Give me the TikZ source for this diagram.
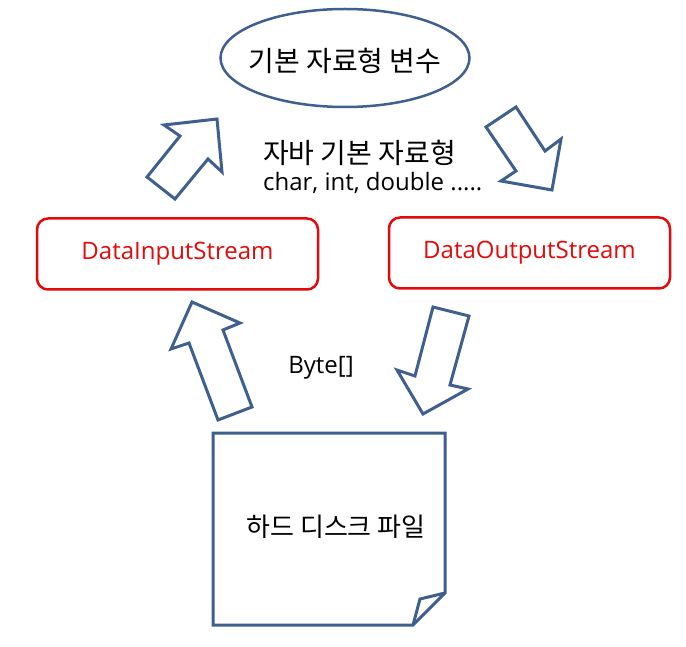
\documentclass[tikz,border=0pt]{standalone}
\usepackage{fontspec}
\setmainfont{Open Sans}
\newfontfamily\kr{Noto Sans CJK KR}
\usetikzlibrary{shapes.geometric}
\definecolor{lineblue}{HTML}{3F5F8F}
\definecolor{boxred}{HTML}{E20A0A}
\tikzset{
  blockarrow/.style={draw=lineblue, line width=3pt, line join=miter, fill=white},
  streambox/.style={draw=boxred, line width=2.5pt, rounded corners=11pt, minimum width=281pt, minimum height=71pt, text=boxred, font=\fontsize{24}{28}\selectfont},
  lbl/.style={font=\fontsize{24}{28}\selectfont, text=black, inner sep=0pt},
  krlbl/.style={font=\kr\fontsize{28}{32}\selectfont, text=black, inner sep=0pt},
}
\begin{document}
\begin{tikzpicture}[x=1pt,y=-1pt]
\useasboundingbox (0,0) rectangle (686,647);
% ellipse
\node[draw=lineblue, line width=2.5pt, ellipse, minimum width=249pt, minimum height=98pt, inner sep=0pt] (var) at (345,58) {};
\node[krlbl] (vartxt) at (345,61) {기본 자료형 변수};
% texts
\node[krlbl, anchor=west] (jtype) at (263,153) {자바 기본 자료형};
\node[lbl, anchor=west] (jlist) at (263,183) {char, int, double .....};
\node[lbl] (byte) at (321,368) {Byte[]};
% stream boxes
\node[streambox] (dis) at (177.5,254) {DataInputStream};
\node[streambox] (dos) at (529.5,253) {DataOutputStream};
% block arrows
\draw[blockarrow] (164,125) -- (217,119) -- (222,172) -- (208,159) -- (175,199) -- (147,177) -- (180,136) -- cycle;
\draw[blockarrow] (516,107) -- (545,151) -- (561,139) -- (552,190) -- (501,181) -- (516,171) -- (486,127) -- cycle;
\draw[blockarrow] (192,302) -- (240,323) -- (223,330) -- (252,407) -- (218,420) -- (189,343) -- (171,349) -- cycle;
\draw[blockarrow] (433,307) -- (469,316) -- (450,385) -- (468,389) -- (423,414) -- (397,370) -- (415,376) -- cycle;
% document
\coordinate (dtl) at (213,433);
\coordinate (dtr) at (445,433);
\coordinate (dfr) at (445,593);
\coordinate (dfb) at (413,625);
\coordinate (dbl) at (213,625);
\coordinate (dfi) at (420,599);
\draw[draw=lineblue, line width=3pt, line join=miter] (dtl) -- (dtr) -- (dfr) -- (dfb) -- (dbl) -- cycle;
\draw[draw=lineblue, line width=3pt, line join=miter] (dfr) -- (dfi) -- (dfb);
\node[krlbl, font=\kr\fontsize{26}{30}\selectfont] (file) at (336,527) {하드 디스크 파일};
\end{tikzpicture}
\end{document}
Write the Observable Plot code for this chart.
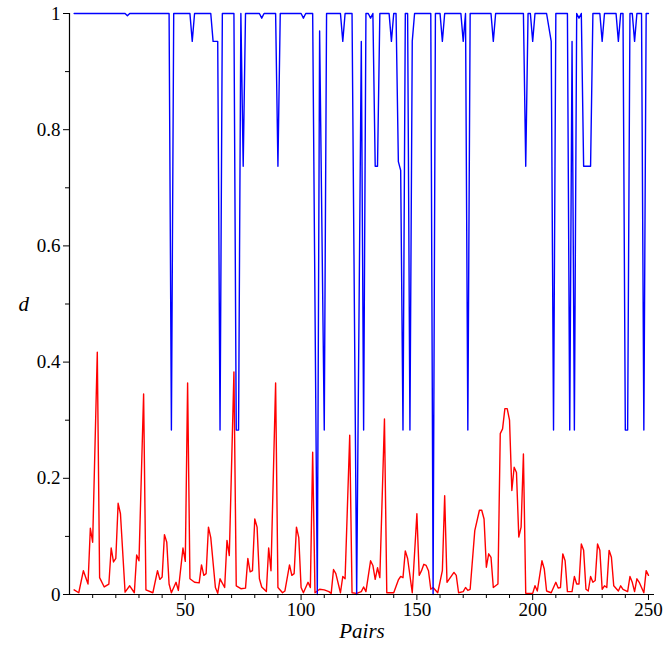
<!DOCTYPE html>
<html>
<head>
<meta charset="utf-8">
<script src="https://cdn.jsdelivr.net/npm/d3@7"></script>
<script src="https://cdn.jsdelivr.net/npm/@observablehq/plot@0.6"></script>
<style>
  html, body { margin: 0; padding: 0; background: #fff; }
  #chart svg { display: block; }
  #chart svg, #chart svg text, #chart svg g { font-family: "Liberation Serif", "DejaVu Serif", "Times New Roman", serif !important; }
</style>
</head>
<body>
<div id="chart"></div>
<script>
// Blue series (vertices)
const blueX = [2,24,25,26,43,44,45,52,53,54,61,62,64,65,66,71,72,73,74,75,76,82,83,84,89,90,91,100,101,102,105,107,108,110,111,117,118,119,122,124,126,127,128,129,130,131,132,133,134,138,139,140,141,142,143,144,145,146,147,148,149,156,157,158,160,161,162,169,170,171,172,173,182,183,184,196,197,198,199,200,201,206,208,209,210,215,216,217,218,219,220,221,222,225,226,229,230,231,236,237,238,239,240,241,242,243,244,245,247,248,249,250];
const blueY = [1,1,0.996,1,1,0.283,1,1,0.952,1,1,0.952,0.952,0.283,1,1,0.283,0.283,1,0.737,1,1,0.992,1,1,0.737,1,1,0.992,1,1,0,0.97,0.283,1,1,0.952,1,1,0,0.952,0.283,1,1,0.992,1,0.737,0.737,1,1,0.952,1,1,0.745,0.73,0.283,1,1,0.283,0.952,1,1,0,1,1,0.952,1,1,0.952,1,0.283,1,1,0.952,1,1,0.737,1,1,0.952,1,1,0.952,0.283,1,1,0.283,0.952,0.283,1,0.992,1,0.737,0.737,1,1,0.952,1,1,0.952,1,1,0.283,0.283,1,1,0.952,1,1,0.283,1,1];

// Red series (vertices)
const redX = [2,4,6,8,9,10,12,13,15,17,18,19,20,21,22,24,26,28,29,30,32,33,36,38,39,40,41,42,43,44,46,47,49,50,51,52,54,56,57,58,59,60,61,63,64,65,67,68,69,71,72,74,76,77,78,79,80,81,82,83,85,86,87,89,90,92,93,95,96,97,98,99,100,101,103,104,105,106,108,110,112,113,114,115,117,118,119,121,122,124,126,127,128,130,131,132,133,134,136,137,140,142,143,144,145,146,148,150,151,152,153,154,155,156,157,159,161,162,163,166,167,168,170,171,172,173,175,177,178,179,180,181,182,183,185,186,187,188,189,190,191,192,193,194,195,196,197,200,201,202,204,205,206,208,210,211,212,213,214,215,217,218,219,220,221,222,223,224,225,226,227,228,229,230,231,232,233,234,235,237,238,239,241,242,243,244,245,246,248,249,250];
const redY = [0.008,0.003,0.041,0.018,0.114,0.09,0.417,0.029,0.013,0.018,0.080,0.056,0.062,0.157,0.139,0.004,0.015,0.003,0.068,0.058,0.345,0.008,0.003,0.041,0.026,0.030,0.103,0.09,0.018,0.003,0.021,0.007,0.080,0.057,0.364,0.027,0.021,0.020,0.051,0.033,0.036,0.116,0.098,0.012,0.002,0.027,0.012,0.093,0.067,0.383,0.015,0.010,0.011,0.062,0.039,0.041,0.130,0.116,0.027,0.013,0.005,0.080,0.041,0.364,0.012,0.003,0.006,0.051,0.033,0.036,0.116,0.098,0.012,0.003,0.021,0.012,0.245,0.003,0.009,0.008,0.005,0.002,0.043,0.036,0.003,0.031,0.027,0.274,0.003,0.002,0.005,0.013,0.005,0.058,0.050,0.026,0.046,0.029,0.302,0.003,0.003,0.025,0.031,0.029,0.075,0.062,0.003,0.139,0.033,0.041,0.052,0.050,0.041,0.009,0.012,0.003,0.041,0.170,0.021,0.038,0.033,0.003,0.005,0.012,0.007,0.009,0.110,0.145,0.145,0.130,0.047,0.070,0.064,0.012,0.018,0.277,0.285,0.320,0.320,0.300,0.179,0.219,0.210,0.099,0.116,0.242,0.002,0.002,0.015,0.006,0.058,0.044,0.006,0.003,0.021,0.011,0.012,0.070,0.058,0.005,0.005,0.031,0.018,0.018,0.087,0.076,0.009,0.006,0.031,0.021,0.024,0.087,0.076,0.009,0.015,0.012,0.076,0.064,0.015,0.006,0.015,0.009,0.005,0.031,0.021,0.005,0.027,0.021,0.003,0.041,0.033];

// Tick values
const xMajorTicks = [50, 100, 150, 200, 250];
const xMinorTicks = [10,20,30,40,60,70,80,90,110,120,130,140,160,170,180,190,210,220,230,240];
const yMajorTicks = [0, 0.2, 0.4, 0.6, 0.8, 1];
const yMinorTicks = [0.1, 0.3, 0.5, 0.7, 0.9];
const xLabel = "Pairs";
const yLabel = "d";

const blue = blueX.map((x, i) => ({x, y: blueY[i]}));
const red = redX.map((x, i) => ({x, y: redY[i]}));

const font = "Liberation Serif, DejaVu Serif, serif";

const chart = Plot.plot({
  width: 664,
  height: 659,
  marginLeft: 69,
  marginRight: 10,
  marginTop: 13,
  marginBottom: 65,
  style: {fontFamily: font, fontSize: "18px", color: "#000", background: "#fff"},
  x: {domain: [0, 252.6]},
  y: {domain: [0, 1]},
  marks: [
    Plot.axisX({ticks: xMinorTicks, tickSize: 4, tickFormat: () => "", label: null}),
    Plot.axisX({ticks: xMajorTicks, tickSize: 6, tickPadding: 2, tickFormat: d => String(d), label: null, fontSize: 19, fontFamily: font}),
    Plot.axisY({ticks: yMinorTicks, tickSize: 4, tickFormat: () => "", label: null}),
    Plot.axisY({ticks: yMajorTicks, tickSize: 6, tickPadding: 3, tickFormat: d => String(d), label: null, fontSize: 19, fontFamily: font}),
    Plot.line(red, {x: "x", y: "y", stroke: "#ff0000", strokeWidth: 1.4}),
    Plot.line(blue, {x: "x", y: "y", stroke: "#0000ff", strokeWidth: 1.4}),
    Plot.ruleX([0], {stroke: "#000", strokeWidth: 1.2}),
    Plot.ruleY([0], {stroke: "#000", strokeWidth: 1.2}),
    Plot.text([xLabel], {frameAnchor: "bottom", dy: 43, fontStyle: "italic", fontSize: 21, fontFamily: font, fill: "#000"}),
    Plot.text([yLabel], {frameAnchor: "left", dx: -51, fontStyle: "italic", fontSize: 21, fontFamily: font, fill: "#000"})
  ]
});
document.getElementById("chart").appendChild(chart);
</script>
</body>
</html>
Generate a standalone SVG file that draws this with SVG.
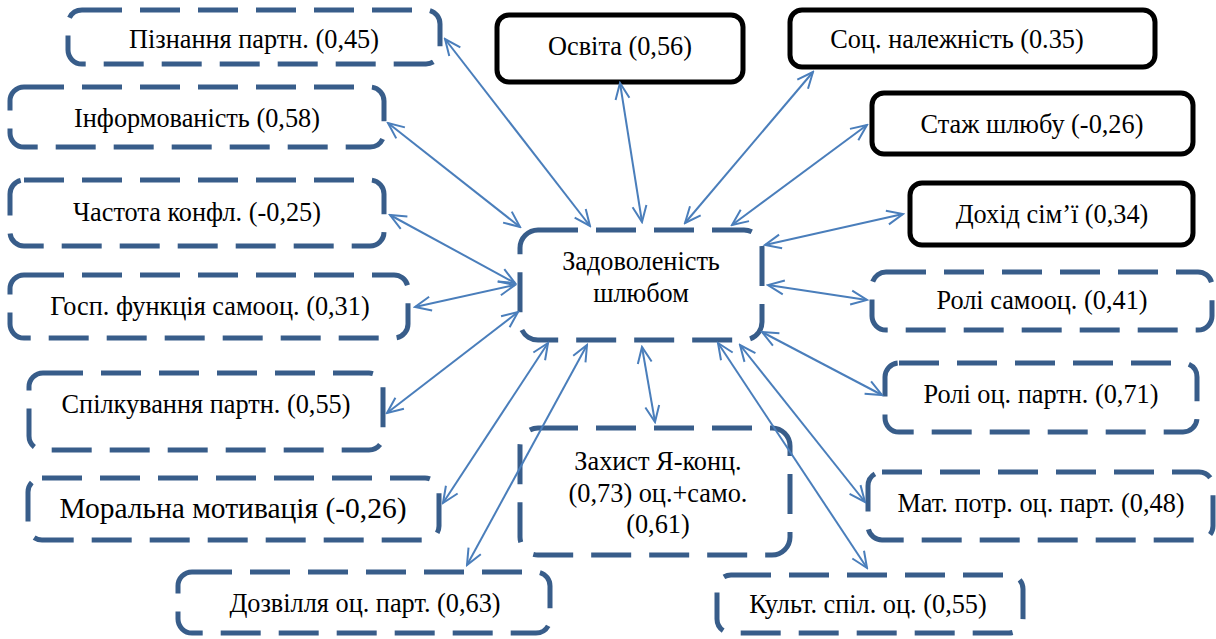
<svg xmlns="http://www.w3.org/2000/svg" width="1216" height="639" viewBox="0 0 1216 639">
<style>
.d{fill:#fff;stroke:#385D8A;stroke-width:5;stroke-dasharray:40 18}
.s{fill:#fff;stroke:#000;stroke-width:5}
text{font-family:"Liberation Serif","Times New Roman",serif;font-size:26.3px;fill:#000;text-anchor:middle}
.big{font-size:29.5px}
.c line{stroke:#4A7EBB;stroke-width:2;marker-start:url(#a);marker-end:url(#a)}
</style>
<defs>
<marker id="a" markerUnits="userSpaceOnUse" viewBox="0 0 20 20" markerWidth="20" markerHeight="20" refX="18" refY="10" orient="auto-start-reverse">
<path d="M2,3 L18,10 L2,17" fill="none" stroke="#4A7EBB" stroke-width="2"/>
</marker>
</defs>
<g id="n1"><rect class="d" x="68" y="10" width="372" height="54" rx="14"/><text x="254" y="48">Пізнання партн. (0,45)</text></g>
<g id="n2"><rect class="d" x="10" y="87" width="374" height="60" rx="14"/><text x="197" y="127">Інформованість (0,58)</text></g>
<g id="n3"><rect class="d" x="10" y="180" width="374" height="66" rx="14"/><text x="197" y="221">Частота конфл. (-0,25)</text></g>
<g id="n4"><rect class="d" x="10" y="275" width="398" height="63" rx="14"/><text x="210" y="315">Госп. функція самооц. (0,31)</text></g>
<g id="n5"><rect class="d" x="29" y="373" width="354" height="77" rx="14"/><text x="206" y="413">Спілкування партн. (0,55)</text></g>
<g id="n6"><rect class="d" x="28" y="478" width="411" height="62" rx="14"/><text class="big" x="233" y="518">Моральна мотивація (-0,26)</text></g>
<g id="n7"><rect class="d" x="178" y="572" width="372" height="61" rx="14"/><text x="365" y="612">Дозвілля оц. парт. (0,63)</text></g>
<g id="n8"><rect class="s" x="497" y="15" width="246" height="67" rx="12"/><text x="620" y="55">Освіта (0,56)</text></g>
<g id="n9"><rect class="s" x="790" y="10" width="365" height="57" rx="12"/><text x="957" y="48">Соц. належність (0.35)</text></g>
<g id="n10"><rect class="s" x="872" y="93" width="321" height="61" rx="12"/><text x="1032" y="133">Стаж шлюбу (-0,26)</text></g>
<g id="n11"><rect class="s" x="910" y="183" width="283" height="62" rx="12"/><text x="1052" y="223">Дохід сім’ї (0,34)</text></g>
<g id="n12"><rect class="d" x="872" y="272" width="340" height="58" rx="14"/><text x="1042" y="309">Ролі самооц. (0,41)</text></g>
<g id="n13"><rect class="d" x="885" y="363" width="312" height="69" rx="14"/><text x="1041" y="403">Ролі оц. партн. (0,71)</text></g>
<g id="n14"><rect class="d" x="868" y="472" width="345" height="68" rx="14"/><text x="1041" y="512">Мат. потр. оц. парт. (0,48)</text></g>
<g id="n15"><rect class="d" x="717" y="575" width="306" height="58" rx="14"/><text x="868" y="613">Культ. спіл. оц. (0,55)</text></g>
<g id="center"><rect class="d" x="520" y="230" width="242" height="110" rx="18"/><text x="641" y="270">Задоволеність</text><text x="641" y="302">шлюбом</text></g>
<g id="n16"><rect class="d" x="520" y="428" width="270" height="127" rx="18"/><text x="658" y="470">Захист Я-конц.</text><text x="658" y="502">(0,73) оц.+само.</text><text x="658" y="533">(0,61)</text></g>
<g id="connectors" class="c">
<line x1="445" y1="39" x2="590" y2="226"/>
<line x1="388" y1="123" x2="520" y2="227"/>
<line x1="390" y1="215" x2="515" y2="283"/>
<line x1="415" y1="307" x2="515" y2="285"/>
<line x1="387" y1="413" x2="518" y2="312"/>
<line x1="443" y1="503" x2="548" y2="343"/>
<line x1="467" y1="565" x2="587" y2="345"/>
<line x1="620" y1="83" x2="642" y2="222"/>
<line x1="813" y1="72" x2="685" y2="223"/>
<line x1="867" y1="125" x2="732" y2="225"/>
<line x1="903" y1="214" x2="765" y2="245"/>
<line x1="867" y1="300" x2="768" y2="285"/>
<line x1="882" y1="395" x2="762" y2="332"/>
<line x1="865" y1="502" x2="740" y2="345"/>
<line x1="867" y1="568" x2="718" y2="343"/>
<line x1="642" y1="347" x2="655" y2="422"/>
</g>
</svg>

□ □ □

> **What to produce**
Extract all lines that hold the word "chart".

> **The answer**
Write the Observable Plot code for this chart.
  #chart svg { display: block; }
  #chart svg, #chart svg text, #chart svg g { font-family: "Liberation Serif", "DejaVu Serif", "Times New Roman", serif !important; }
<div id="chart"></div>
const chart = Plot.plot({
document.getElementById("chart").appendChild(chart);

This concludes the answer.